◆ Requirement ◆
Beginning with the first line, set down every line through the one containing "bb_row = ['-', '-', '-', '+', '+']", exactly as it appears, but not the pictures.

___ Information shown

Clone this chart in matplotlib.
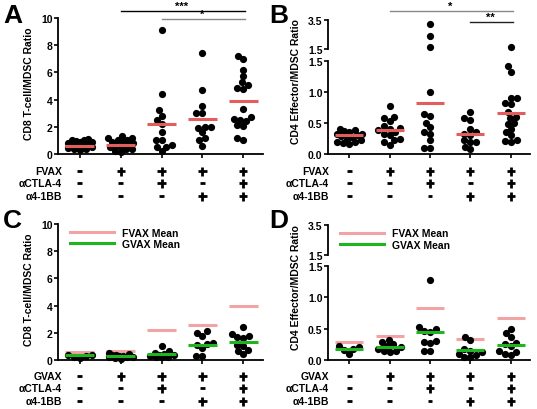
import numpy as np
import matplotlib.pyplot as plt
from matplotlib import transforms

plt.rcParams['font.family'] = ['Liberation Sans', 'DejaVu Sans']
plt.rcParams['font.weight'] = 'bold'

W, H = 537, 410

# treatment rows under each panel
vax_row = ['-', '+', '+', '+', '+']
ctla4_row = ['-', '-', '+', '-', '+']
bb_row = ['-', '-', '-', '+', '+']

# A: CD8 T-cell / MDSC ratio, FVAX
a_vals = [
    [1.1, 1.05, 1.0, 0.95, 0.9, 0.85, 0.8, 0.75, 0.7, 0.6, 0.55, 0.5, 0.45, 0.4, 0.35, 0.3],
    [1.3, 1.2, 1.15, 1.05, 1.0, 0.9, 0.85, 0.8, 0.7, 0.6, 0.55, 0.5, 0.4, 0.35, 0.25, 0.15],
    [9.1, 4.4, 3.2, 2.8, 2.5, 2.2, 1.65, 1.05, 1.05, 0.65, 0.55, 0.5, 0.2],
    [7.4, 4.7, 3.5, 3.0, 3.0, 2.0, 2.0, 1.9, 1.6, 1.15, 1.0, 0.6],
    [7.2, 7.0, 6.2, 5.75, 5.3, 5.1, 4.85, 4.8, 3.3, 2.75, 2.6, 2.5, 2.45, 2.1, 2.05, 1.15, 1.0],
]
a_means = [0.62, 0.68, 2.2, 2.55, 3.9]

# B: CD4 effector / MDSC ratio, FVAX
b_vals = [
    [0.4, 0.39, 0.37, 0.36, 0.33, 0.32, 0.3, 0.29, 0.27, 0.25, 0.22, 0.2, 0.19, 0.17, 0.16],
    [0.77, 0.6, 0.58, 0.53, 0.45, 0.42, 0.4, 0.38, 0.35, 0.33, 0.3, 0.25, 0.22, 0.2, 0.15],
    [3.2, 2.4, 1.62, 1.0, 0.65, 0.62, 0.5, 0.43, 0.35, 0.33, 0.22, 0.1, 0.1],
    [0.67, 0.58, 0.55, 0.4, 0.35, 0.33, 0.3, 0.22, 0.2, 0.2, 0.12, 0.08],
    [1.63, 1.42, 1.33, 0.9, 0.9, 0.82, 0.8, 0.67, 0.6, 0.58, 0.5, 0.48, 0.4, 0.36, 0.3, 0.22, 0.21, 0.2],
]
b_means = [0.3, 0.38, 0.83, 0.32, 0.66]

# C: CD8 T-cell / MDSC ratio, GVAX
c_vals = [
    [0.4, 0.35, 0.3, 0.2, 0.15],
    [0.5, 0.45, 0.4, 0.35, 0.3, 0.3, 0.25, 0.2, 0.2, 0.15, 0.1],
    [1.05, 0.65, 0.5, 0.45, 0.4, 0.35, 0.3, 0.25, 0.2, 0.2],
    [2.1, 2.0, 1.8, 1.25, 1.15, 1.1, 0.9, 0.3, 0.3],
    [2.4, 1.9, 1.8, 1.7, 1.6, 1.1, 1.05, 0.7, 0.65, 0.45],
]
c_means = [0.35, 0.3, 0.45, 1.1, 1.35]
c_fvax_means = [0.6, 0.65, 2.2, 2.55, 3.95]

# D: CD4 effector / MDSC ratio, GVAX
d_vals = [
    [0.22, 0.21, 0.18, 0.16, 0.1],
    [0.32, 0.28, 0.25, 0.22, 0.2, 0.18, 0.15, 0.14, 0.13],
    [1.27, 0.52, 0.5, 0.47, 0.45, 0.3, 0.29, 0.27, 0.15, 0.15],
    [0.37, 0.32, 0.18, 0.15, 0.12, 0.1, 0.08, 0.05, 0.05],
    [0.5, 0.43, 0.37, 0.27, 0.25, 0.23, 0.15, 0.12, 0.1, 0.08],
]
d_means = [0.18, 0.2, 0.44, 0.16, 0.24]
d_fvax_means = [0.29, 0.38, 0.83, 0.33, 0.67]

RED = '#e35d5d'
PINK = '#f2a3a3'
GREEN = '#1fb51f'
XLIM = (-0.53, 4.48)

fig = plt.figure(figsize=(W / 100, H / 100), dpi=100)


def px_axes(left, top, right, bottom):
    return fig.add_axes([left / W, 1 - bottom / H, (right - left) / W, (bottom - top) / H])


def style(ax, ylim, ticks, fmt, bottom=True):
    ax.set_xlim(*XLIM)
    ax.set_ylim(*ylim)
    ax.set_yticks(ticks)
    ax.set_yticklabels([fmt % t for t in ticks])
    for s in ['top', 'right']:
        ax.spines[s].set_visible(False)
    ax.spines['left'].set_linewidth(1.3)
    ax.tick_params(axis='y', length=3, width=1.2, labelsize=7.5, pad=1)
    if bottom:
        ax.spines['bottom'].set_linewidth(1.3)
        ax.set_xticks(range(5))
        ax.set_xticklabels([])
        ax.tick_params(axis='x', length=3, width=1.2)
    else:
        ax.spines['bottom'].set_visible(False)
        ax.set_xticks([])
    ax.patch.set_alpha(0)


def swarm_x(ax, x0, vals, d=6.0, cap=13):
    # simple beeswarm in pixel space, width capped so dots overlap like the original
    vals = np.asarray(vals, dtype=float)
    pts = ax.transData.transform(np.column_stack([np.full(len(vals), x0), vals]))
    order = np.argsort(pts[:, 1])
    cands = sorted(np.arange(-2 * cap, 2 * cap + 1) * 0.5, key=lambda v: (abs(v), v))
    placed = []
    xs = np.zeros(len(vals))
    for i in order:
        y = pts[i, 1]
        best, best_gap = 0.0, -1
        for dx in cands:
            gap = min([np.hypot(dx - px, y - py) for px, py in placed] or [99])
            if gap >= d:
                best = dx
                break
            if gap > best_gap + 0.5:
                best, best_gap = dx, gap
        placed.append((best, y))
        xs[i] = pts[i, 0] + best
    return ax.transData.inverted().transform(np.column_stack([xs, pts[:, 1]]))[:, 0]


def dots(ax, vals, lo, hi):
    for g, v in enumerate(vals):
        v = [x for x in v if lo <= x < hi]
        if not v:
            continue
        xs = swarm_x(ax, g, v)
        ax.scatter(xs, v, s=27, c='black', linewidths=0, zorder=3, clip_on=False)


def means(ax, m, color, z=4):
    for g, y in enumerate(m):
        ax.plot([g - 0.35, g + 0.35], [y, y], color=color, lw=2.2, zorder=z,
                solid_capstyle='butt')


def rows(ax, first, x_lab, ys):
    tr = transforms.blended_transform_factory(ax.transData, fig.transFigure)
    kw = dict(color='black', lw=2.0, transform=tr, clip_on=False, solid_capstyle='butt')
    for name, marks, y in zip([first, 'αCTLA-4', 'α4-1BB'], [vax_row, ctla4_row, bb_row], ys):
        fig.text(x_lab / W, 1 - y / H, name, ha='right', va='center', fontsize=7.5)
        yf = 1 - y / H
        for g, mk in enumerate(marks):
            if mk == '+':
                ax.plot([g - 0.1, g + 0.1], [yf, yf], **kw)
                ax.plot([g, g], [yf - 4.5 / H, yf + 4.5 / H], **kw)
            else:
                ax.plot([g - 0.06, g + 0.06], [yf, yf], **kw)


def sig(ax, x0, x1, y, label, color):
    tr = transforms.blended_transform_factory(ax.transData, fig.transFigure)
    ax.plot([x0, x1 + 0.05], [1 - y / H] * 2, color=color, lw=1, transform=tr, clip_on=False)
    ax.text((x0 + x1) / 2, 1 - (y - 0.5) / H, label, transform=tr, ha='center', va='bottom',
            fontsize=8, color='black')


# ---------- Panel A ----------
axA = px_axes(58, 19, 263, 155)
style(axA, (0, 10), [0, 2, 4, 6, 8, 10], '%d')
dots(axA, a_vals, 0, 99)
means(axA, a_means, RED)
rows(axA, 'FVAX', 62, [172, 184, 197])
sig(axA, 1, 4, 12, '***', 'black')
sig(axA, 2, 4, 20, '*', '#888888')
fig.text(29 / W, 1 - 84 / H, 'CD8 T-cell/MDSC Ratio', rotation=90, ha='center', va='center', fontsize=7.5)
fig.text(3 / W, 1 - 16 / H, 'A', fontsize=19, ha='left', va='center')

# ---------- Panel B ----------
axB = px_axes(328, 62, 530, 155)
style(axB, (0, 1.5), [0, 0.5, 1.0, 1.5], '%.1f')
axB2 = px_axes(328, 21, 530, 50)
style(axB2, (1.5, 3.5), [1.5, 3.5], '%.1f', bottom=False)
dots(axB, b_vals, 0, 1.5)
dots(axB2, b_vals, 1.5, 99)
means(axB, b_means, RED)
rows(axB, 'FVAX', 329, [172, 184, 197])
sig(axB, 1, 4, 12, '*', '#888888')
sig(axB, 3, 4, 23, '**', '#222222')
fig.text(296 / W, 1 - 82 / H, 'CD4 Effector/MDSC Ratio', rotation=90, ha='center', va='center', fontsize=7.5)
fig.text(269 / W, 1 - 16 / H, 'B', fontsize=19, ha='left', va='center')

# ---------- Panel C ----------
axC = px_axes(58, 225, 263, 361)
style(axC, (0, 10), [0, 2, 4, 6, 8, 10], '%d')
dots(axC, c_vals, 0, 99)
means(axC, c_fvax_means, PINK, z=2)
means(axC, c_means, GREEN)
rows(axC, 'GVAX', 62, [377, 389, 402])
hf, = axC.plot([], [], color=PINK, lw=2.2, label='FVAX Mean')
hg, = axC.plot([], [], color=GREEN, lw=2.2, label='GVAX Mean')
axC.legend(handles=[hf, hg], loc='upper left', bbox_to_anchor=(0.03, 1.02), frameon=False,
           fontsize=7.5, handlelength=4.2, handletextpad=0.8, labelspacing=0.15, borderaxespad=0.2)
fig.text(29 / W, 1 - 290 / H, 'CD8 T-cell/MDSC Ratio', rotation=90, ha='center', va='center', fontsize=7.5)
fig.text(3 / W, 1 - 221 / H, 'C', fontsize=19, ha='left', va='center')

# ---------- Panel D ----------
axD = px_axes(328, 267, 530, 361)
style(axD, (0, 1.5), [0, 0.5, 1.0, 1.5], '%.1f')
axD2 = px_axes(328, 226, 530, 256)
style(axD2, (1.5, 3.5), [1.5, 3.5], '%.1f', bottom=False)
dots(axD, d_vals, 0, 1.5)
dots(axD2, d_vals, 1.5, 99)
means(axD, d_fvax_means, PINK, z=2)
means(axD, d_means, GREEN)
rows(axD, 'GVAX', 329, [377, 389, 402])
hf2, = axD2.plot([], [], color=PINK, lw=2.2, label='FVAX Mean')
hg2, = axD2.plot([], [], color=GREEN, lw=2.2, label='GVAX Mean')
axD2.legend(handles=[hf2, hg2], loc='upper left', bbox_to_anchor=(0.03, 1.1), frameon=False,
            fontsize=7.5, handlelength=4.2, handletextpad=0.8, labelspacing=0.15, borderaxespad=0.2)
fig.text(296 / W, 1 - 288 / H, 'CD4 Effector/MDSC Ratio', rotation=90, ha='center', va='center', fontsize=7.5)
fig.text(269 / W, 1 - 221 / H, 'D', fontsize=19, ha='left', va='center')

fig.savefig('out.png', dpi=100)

______

◆ Result of this task ◆
Clone this chart in matplotlib.
import numpy as np
import matplotlib.pyplot as plt
from matplotlib import transforms

plt.rcParams['font.family'] = ['Liberation Sans', 'DejaVu Sans']
plt.rcParams['font.weight'] = 'bold'

W, H = 537, 410

# treatment rows under each panel
vax_row = ['-', '+', '+', '+', '+']
ctla4_row = ['-', '-', '+', '-', '+']
bb_row = ['-', '-', '-', '+', '+']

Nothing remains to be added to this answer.